Geographic distribution of Bangladeshi isolates
A total of 306 SARS-CoV-2 full genomes were submitted from patients representing 20 different districts of Bangladesh (Figure1). The highest number (n=66) of was from the capital city Dhaka, while 20 samples were not specified at the district level.
The evolutionary rate for Bangladeshi isolates
We analysed four structural genes (S, E, M and N) and four major open reading frames (ORF1a, ORF6, ORF7a and ORF8) along with the full genome (Table-1). The mutation rate of the in full Bangladesh genome was 0.49E-3 (95% HPD 0.30E-3 to 0.68E-3) nucleotide substitutions/site/year. In ORFs, the highest mutation rate was found for ORF7a (31.8E-3 nucleotide substitutions/site/year) and lowest for ORF1a (0.59E-3 nucleotide substitutions/site/year) while all segments showed negative or stabilizing selection (dN/dS, 0.47 to 0.95). In the structural proteins, the highest mutation rate was 4.59E-3 nucleotide substitutions/site/year for N and it gradually decreased for E, S and M (3.35E-3, 1.47E-3 and 1.14E-3 nucleotide substitutions/site/year). Only the envelop protein gene (E) showed positive selection (dN/dS, 1.43) while other structural proteins showed negative selection (dN/dS, 0.20 to 0.57).

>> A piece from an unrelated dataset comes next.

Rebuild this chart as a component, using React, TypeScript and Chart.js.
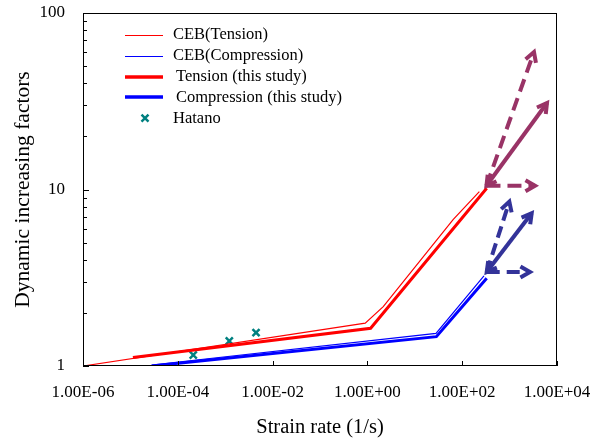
import React, { useEffect, useRef } from "react";
import { Chart, registerables } from "chart.js";

Chart.register(...registerables);

// ---- Data ----
const xTickValues = [1e-6, 1e-4, 1e-2, 1e0, 1e2, 1e4];
const xTickLabels = ["1.00E-06", "1.00E-04", "1.00E-02", "1.00E+00", "1.00E+02", "1.00E+04"];
const yTickValues = [1, 10, 100];
const yTickLabels = ["1", "10", "100"];
const yMinorTicks = [2, 3, 4, 5, 6, 7, 8, 9, 20, 30, 40, 50, 60, 70, 80, 90];

const cebTensionX = [1e-6, 0.9, 2.16, 64.9, 230];
const cebTensionY = [1.0, 1.75, 2.17, 6.78, 9.72];
const cebCompressionX = [2.81e-5, 28.0, 288];
const cebCompressionY = [1.013, 1.53, 3.24];
const tensionStudyX = [1.13e-5, 1.17, 329];
const tensionStudyY = [1.117, 1.636, 10.16];
const compressionStudyX = [2.81e-5, 28.5, 329];
const compressionStudyY = [1.0, 1.466, 3.14];
const hatanoX = [2.12e-4, 1.22e-3, 4.47e-3];
const hatanoY = [1.154, 1.386, 1.544];

// arrows: origin + ends (solid, dashed up, dashed horizontal)
const tensionArrowOriginX = 325;
const tensionArrowOriginY = 10.5;
const tensionArrowEndsX = [6150, 3270, 3440];
const tensionArrowEndsY = [30.9, 60.1, 10.5];
const compressionArrowOriginX = 329;
const compressionArrowOriginY = 3.41;
const compressionArrowEndsX = [2925, 986, 2690];
const compressionArrowEndsY = [7.33, 8.53, 3.41];

const legendLabels = [
  "CEB(Tension)",
  "CEB(Compression)",
  "Tension (this study)",
  "Compression (this study)",
  "Hatano",
];

const RED = "#ff0000";
const BLUE = "#0000ff";
const TEAL = "#008080";
const PURPLE = "#993366";
const NAVY = "#333399";
const FONT = "'Liberation Serif', 'Times New Roman', serif";

const pts = (xs: number[], ys: number[]) => xs.map((x, i) => ({ x, y: ys[i] }));

const arrowPlugin = {
  id: "arrowHeads",
  afterDatasetsDraw(chart: any) {
    const ctx = chart.ctx;
    chart.data.datasets.forEach((ds: any, i: number) => {
      if (!ds.arrow) return;
      const meta = chart.getDatasetMeta(i);
      const p = meta.data;
      const a = p[0];
      const b = p[p.length - 1];
      const head = (from: any, to: any) => {
        const ang = Math.atan2(to.y - from.y, to.x - from.x);
        const L = 11;
        const phi = 0.52;
        ctx.save();
        ctx.setLineDash([]);
        ctx.strokeStyle = ds.borderColor;
        ctx.lineWidth = 4;
        ctx.lineJoin = "miter";
        ctx.lineCap = "butt";
        ctx.beginPath();
        ctx.moveTo(to.x - L * Math.cos(ang - phi), to.y - L * Math.sin(ang - phi));
        ctx.lineTo(to.x, to.y);
        ctx.lineTo(to.x - L * Math.cos(ang + phi), to.y - L * Math.sin(ang + phi));
        ctx.stroke();
        ctx.restore();
      };
      head(a, b);
      if (ds.arrow === "both") head(b, a);
    });
  },
};

const framePlugin = {
  id: "frameLegend",
  afterDraw(chart: any) {
    const ctx = chart.ctx;
    const { left, right, top, bottom } = chart.chartArea;
    const xs = chart.scales.x;
    const ys = chart.scales.y;
    ctx.save();
    ctx.strokeStyle = "#000";
    ctx.lineWidth = 1;
    ctx.strokeRect(left + 0.5, top + 0.5, right - left - 1, bottom - top - 1);
    ctx.beginPath();
    xTickValues.forEach((v) => {
      const px = Math.round(xs.getPixelForValue(v)) + 0.5;
      ctx.moveTo(px, bottom);
      ctx.lineTo(px, bottom - 5);
    });
    yMinorTicks.forEach((v) => {
      const py = Math.round(ys.getPixelForValue(v)) + 0.5;
      ctx.moveTo(left, py);
      ctx.lineTo(left + 4, py);
    });
    yTickValues.forEach((v) => {
      const py = Math.round(ys.getPixelForValue(v)) + 0.5;
      ctx.moveTo(left, py);
      ctx.lineTo(left + 6, py);
    });
    ctx.stroke();

    // legend
    const styles = [
      { kind: "line", color: RED, width: 1, tx: 90 },
      { kind: "line", color: BLUE, width: 1, tx: 90 },
      { kind: "line", color: RED, width: 3.5, tx: 93 },
      { kind: "line", color: BLUE, width: 3.5, tx: 93 },
      { kind: "marker", color: TEAL, width: 2.5, tx: 90 },
    ];
    ctx.font = `16.5px ${FONT}`;
    ctx.textBaseline = "middle";
    ctx.textAlign = "left";
    legendLabels.forEach((label, i) => {
      const s = styles[i];
      const y = top + 22 + i * 20.8;
      const ly = s.width < 2 ? Math.round(y) + 0.5 : Math.round(y);
      if (s.kind === "line") {
        ctx.strokeStyle = s.color;
        ctx.lineWidth = s.width;
        ctx.beginPath();
        ctx.moveTo(left + 42, ly);
        ctx.lineTo(left + 80, ly);
        ctx.stroke();
      } else {
        const cx = left + 62;
        const r = 3.5;
        ctx.strokeStyle = s.color;
        ctx.lineWidth = s.width;
        ctx.beginPath();
        ctx.moveTo(cx - r, y - r);
        ctx.lineTo(cx + r, y + r);
        ctx.moveTo(cx + r, y - r);
        ctx.lineTo(cx - r, y + r);
        ctx.stroke();
      }
      ctx.fillStyle = "#000";
      ctx.fillText(label, left + s.tx, y);
    });
    ctx.restore();
  },
};

export default function App() {
  const canvasRef = useRef<HTMLCanvasElement | null>(null);

  useEffect(() => {
    document.body.style.margin = "0";
    const canvas = canvasRef.current;
    if (!canvas) return;

    const lineDs = (label: string, xs: number[], ys: number[], color: string, width: number) => ({
      label,
      data: pts(xs, ys),
      showLine: true,
      borderColor: color,
      backgroundColor: color,
      borderWidth: width,
      pointRadius: 0,
      tension: 0,
    });

    const arrowDs = (ox: number, oy: number, ex: number, ey: number, color: string, dash: number[], kind: string) => ({
      label: "arrow",
      data: [
        { x: ox, y: oy },
        { x: ex, y: ey },
      ],
      showLine: true,
      borderColor: color,
      backgroundColor: color,
      borderWidth: 4,
      borderDash: dash,
      borderCapStyle: "butt",
      pointRadius: 0,
      arrow: kind,
    });

    const datasets: any[] = [
      lineDs("Tension (this study)", tensionStudyX, tensionStudyY, RED, 3),
      lineDs("Compression (this study)", compressionStudyX, compressionStudyY, BLUE, 3),
      lineDs("CEB(Tension)", cebTensionX, cebTensionY, RED, 1.2),
      lineDs("CEB(Compression)", cebCompressionX, cebCompressionY, BLUE, 1.2),
      {
        label: "Hatano",
        data: pts(hatanoX, hatanoY),
        showLine: false,
        pointStyle: "crossRot",
        pointRadius: 5,
        borderColor: TEAL,
        backgroundColor: TEAL,
        pointBorderWidth: 2.5,
      },
      arrowDs(tensionArrowOriginX, tensionArrowOriginY, tensionArrowEndsX[0], tensionArrowEndsY[0], PURPLE, [], "both"),
      arrowDs(tensionArrowOriginX, tensionArrowOriginY, tensionArrowEndsX[1], tensionArrowEndsY[1], PURPLE, [13, 7], "end"),
      arrowDs(tensionArrowOriginX, tensionArrowOriginY, tensionArrowEndsX[2], tensionArrowEndsY[2], PURPLE, [14, 7], "end"),
      arrowDs(compressionArrowOriginX, compressionArrowOriginY, compressionArrowEndsX[0], compressionArrowEndsY[0], NAVY, [], "both"),
      arrowDs(compressionArrowOriginX, compressionArrowOriginY, compressionArrowEndsX[1], compressionArrowEndsY[1], NAVY, [12, 6], "end"),
      arrowDs(compressionArrowOriginX, compressionArrowOriginY, compressionArrowEndsX[2], compressionArrowEndsY[2], NAVY, [13, 7], "end"),
    ];

    const chart = new Chart(canvas, {
      type: "scatter",
      data: { datasets },
      options: {
        animation: false,
        responsive: true,
        maintainAspectRatio: false,
        layout: { padding: { left: 0, top: 13, right: 35, bottom: 0 } },
        plugins: {
          legend: { display: false },
          tooltip: { enabled: false },
        },
        scales: {
          x: {
            type: "logarithmic",
            min: 1e-6,
            max: 1e4,
            grid: { display: false, drawTicks: true, tickLength: 16 },
            border: { display: false },
            afterBuildTicks: (scale: any) => {
              scale.ticks = xTickValues.map((v) => ({ value: v }));
            },
            afterFit: (scale: any) => {
              scale.height = 75;
            },
            ticks: {
              autoSkip: false,
              maxRotation: 0,
              padding: 0,
              color: "#000",
              font: { family: FONT, size: 17 },
              callback: (_v: any, i: number) => xTickLabels[i],
            },
            title: {
              display: true,
              text: "Strain rate (1/s)",
              color: "#000",
              font: { family: FONT, size: 20.5 },
              padding: { top: 0, bottom: 1 },
            },
          },
          y: {
            type: "logarithmic",
            min: 1,
            max: 100,
            grid: { display: false, drawTicks: true, tickLength: 18 },
            border: { display: false },
            afterBuildTicks: (scale: any) => {
              scale.ticks = yTickValues.map((v) => ({ value: v }));
            },
            afterFit: (scale: any) => {
              scale.width = 83;
            },
            ticks: {
              autoSkip: false,
              padding: 0,
              color: "#000",
              font: { family: FONT, size: 17 },
              callback: (_v: any, i: number) => yTickLabels[i],
            },
            title: {
              display: true,
              text: "Dynamic increasing factors",
              color: "#000",
              font: { family: FONT, size: 21.5 },
              padding: { top: 10, bottom: 0 },
            },
          },
        },
      } as any,
      plugins: [arrowPlugin, framePlugin],
    });

    return () => chart.destroy();
  }, []);

  return (
    <div style={{ width: 592, height: 441, position: "relative" }}>
      <canvas ref={canvasRef} />
    </div>
  );
}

Mutation in S gene of Bangladeshi isolates
A total of 107 nucleotide changes were found in the Bangladeshi S gene; among them 53 were non-synonymous. Among 107 substitutions, 98 were present in <1% isolates, and six changes were present in <2% isolates (Supplementary Table 4). Nucleotide changes C13T, C882T and A1841G were present among 2.6%, 6.3% and 97.7% of isolates respectively. Among them C882T was synonymous, while C13T and A1841G substituted amino acid L5F and D614G. A non-synonymous change in amino acid position five (L5F) occurred between the same group of amino acids (non-polar Leucine to Phenylalanine). While, in position 614, a hydrophilic amino acid D (Aspartate) was substituted by an amphoteric amino acid, G (Glycine).

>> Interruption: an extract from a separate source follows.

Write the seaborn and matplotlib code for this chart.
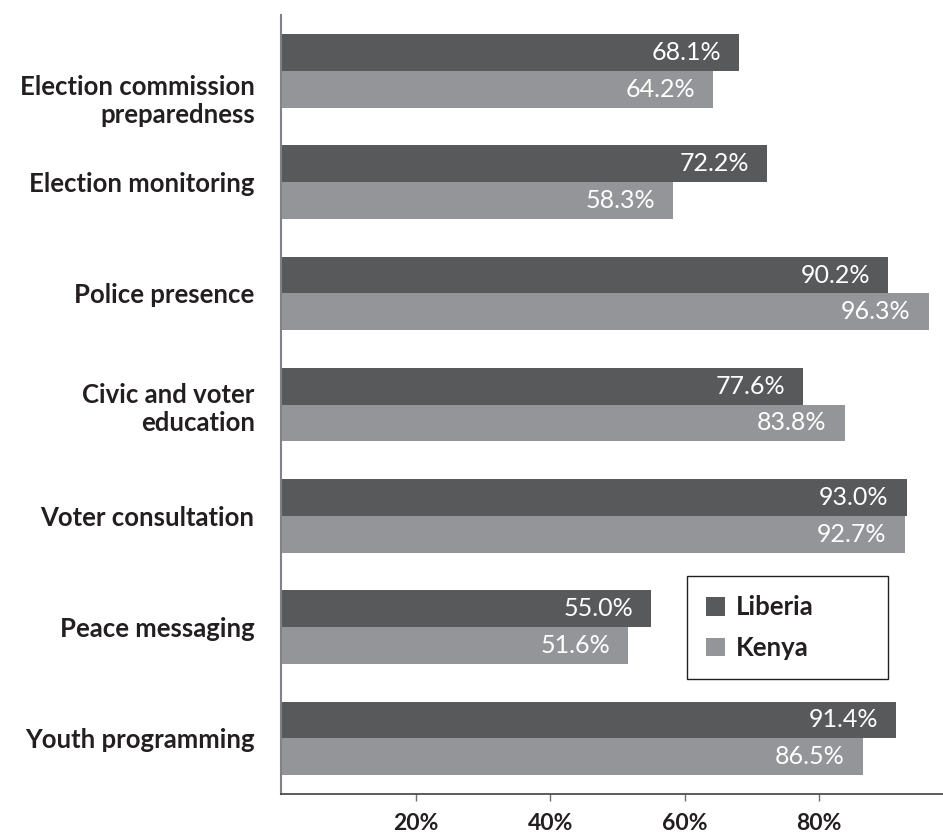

The evolutionary rate of S gene in South-Asia
The evolutionary rate of S gene varied in the different regions between 1.34E-3 to 1.84E-3 nucleotide substitutions/site/year, except for Maharashtra which was 3.50E-3 (Table-2). With regards to the degree of natural selection (dN/dS) acting on all S genes, it ranged from 0.41 to 0.76 (stabilizing selection) except for Gujrat at 1.0 (neutral selection)., The major substitution found for the Bangladeshi S gene (e.g., D614G substitution) was also analysed for Indian isolates. Only 15.7% of isolates from New Delhi contained this substitution and the highest substitution rate was identified for Gujarat isolates (93.8%) which are comparable with Bangladeshi isolates (97.7%).

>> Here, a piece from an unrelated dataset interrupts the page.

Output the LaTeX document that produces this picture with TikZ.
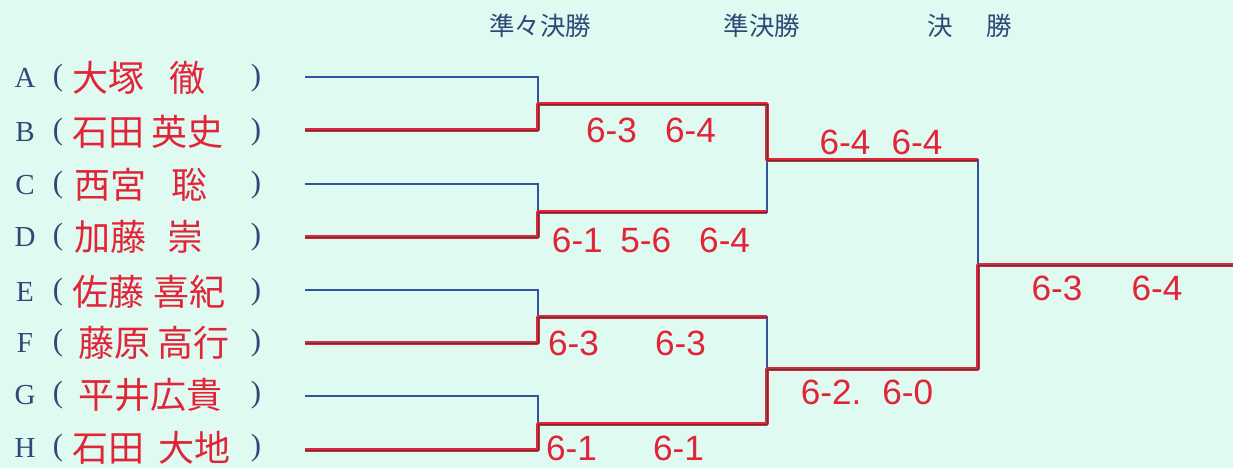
\documentclass[tikz,border=0pt]{standalone}
\usepackage{fontspec}
\setmainfont{Liberation Serif}
\newfontfamily\cjk{Noto Sans CJK JP}
\newfontfamily\hand{Liberation Sans}
\definecolor{bg}{RGB}{223,250,240}
\definecolor{lineblue}{RGB}{52,82,160}
\definecolor{ink}{RGB}{48,72,120}
\definecolor{pen}{RGB}{226,36,56}
\begin{document}
\begin{tikzpicture}[x=0.02cm,y=-0.02cm,
  bl/.style={draw=lineblue, line width=1.1pt},
  win/.style={draw=pen, double=black!75, double distance=0.5pt, line width=0.8pt, line join=round},
  lettr/.style={text=ink, font=\fontsize{16.5}{17}\selectfont},
  paren/.style={text=ink, font=\fontsize{17.5}{18}\selectfont},
  pname/.style={anchor=west, text=pen, font=\cjk\fontsize{20.5}{22}\selectfont},
  score/.style={text=pen, font=\hand\fontsize{20}{20}\selectfont},
  head/.style={text=ink, font=\cjk\fontsize{14.5}{15}\selectfont}]
\fill[bg] (0,0) rectangle (1233,468);
\useasboundingbox (0,0) rectangle (1233,468);
% headers
\node[head] (hd1) at (540,26) {準々決勝};
\node[head] (hd2) at (762,26) {準決勝};
\node[head] (hd3) at (970,26) {決\hspace{1.3em}勝};
% letters, parentheses, names
\foreach \L/\y in {A/78,B/132,C/185,D/237,E/292,F/343,G/395,H/448}{
  \node[lettr] (L\L) at (25,\y) {\L};
  \node[paren] (po\L) at (58,\y) {(};
  \node[paren] (pc\L) at (256,\y) {)};
}
\node[pname] (nA) at (66,78) {大塚\hspace{0.7em}徹};
\node[pname] (nB) at (66,132) {石田\hspace{0.2em}英史};
\node[pname] (nC) at (68,185) {西宮\hspace{0.7em}聡};
\node[pname] (nD) at (68,237) {加藤\hspace{0.6em}崇};
\node[pname] (nE) at (66,292) {佐藤\hspace{0.25em}喜紀};
\node[pname] (nF) at (72,343) {藤原\hspace{0.2em}高行};
\node[pname] (nG) at (72,395) {平井広貴};
\node[pname] (nH) at (66,448) {石田\hspace{0.4em}大地};
% bracket coordinates
\coordinate (a0) at (305,77);
\coordinate (b0) at (305,130);
\coordinate (c0) at (305,184);
\coordinate (d0) at (305,237);
\coordinate (e0) at (305,290);
\coordinate (f0) at (305,343);
\coordinate (g0) at (305,396);
\coordinate (h0) at (305,450);
\coordinate (q1) at (538,104);
\coordinate (q2) at (538,212);
\coordinate (q3) at (538,317);
\coordinate (q4) at (538,424);
\coordinate (s1) at (767,160);
\coordinate (s2) at (767,369);
\coordinate (fin) at (978,265);
\coordinate (fe) at (1233,265);
\coordinate (t1) at (978,160);
\coordinate (q2e) at (767,212);
\coordinate (q3e) at (767,317);
% blue bracket
\draw[bl] (a0) -| (q1) |- (b0);
\draw[bl] (c0) -| (q2) |- (d0);
\draw[bl] (e0) -| (q3) |- (f0);
\draw[bl] (g0) -| (q4) |- (h0);
\draw[bl] (q1) -| (s1) |- (q2);
\draw[bl] (q3) -| (s2) |- (q4);
\draw[bl] (s1) -| (fin) |- (s2);
\draw[bl] (fin) -- (fe);
% winners in red
\draw[win] (b0) -| (q1) -| (s1) -- (t1);
\draw[win] (d0) -| (q2) -- (q2e);
\draw[win] (f0) -| (q3) -- (q3e);
\draw[win] (h0) -| (q4) -| (s2) -| (fin) -- (fe);
% scores
\node[score] (sc1) at (651,130) {6-3\hspace{0.8em}6-4};
\node[score] (sc2) at (651,240) {6-1\hspace{0.5em}5-6\hspace{0.8em}6-4};
\node[score] (sc3) at (627,343) {6-3\hspace{1.6em}6-3};
\node[score] (sc4) at (625,448) {6-1\hspace{1.6em}6-1};
\node[score] (sc5) at (881,142) {6-4\hspace{0.6em}6-4};
\node[score] (sc6) at (867,392) {6-2.\hspace{0.6em}6-0};
\node[score] (sc7) at (1107,288) {6-3\hspace{1.4em}6-4};
\end{tikzpicture}
\end{document}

Mean p-distance of genes from the reference strain Wuhan-Hu-1
Finally, from ‘Dataset-2’, three major genes (ORF1a, S, and M) were subjected to genetic distance analysis over time through the p-distance method. For Bangladeshi isolates, mean p-distance from the reference sequence (Wuhan-Hu-1) increased during first month then ran horizontally for ORF1a while it slightly increased for S gene (Figure-2). For M gene, p-distance showed a curved line starting with high similarity with Wuhan-Hu-1 strain, then increased and finally declined again. A similar pattern to Bangladesh was observed for Maharashtra and West Bengal for S and M genes. All Indian regions showed a slightly upward trend for ORF1a. Only Delhi and Gujarat showed an upward trend for S and M genes. Notably, in the last two time-points of these two regions, the numbers of isolates were less than ten (Supplementary Table-3).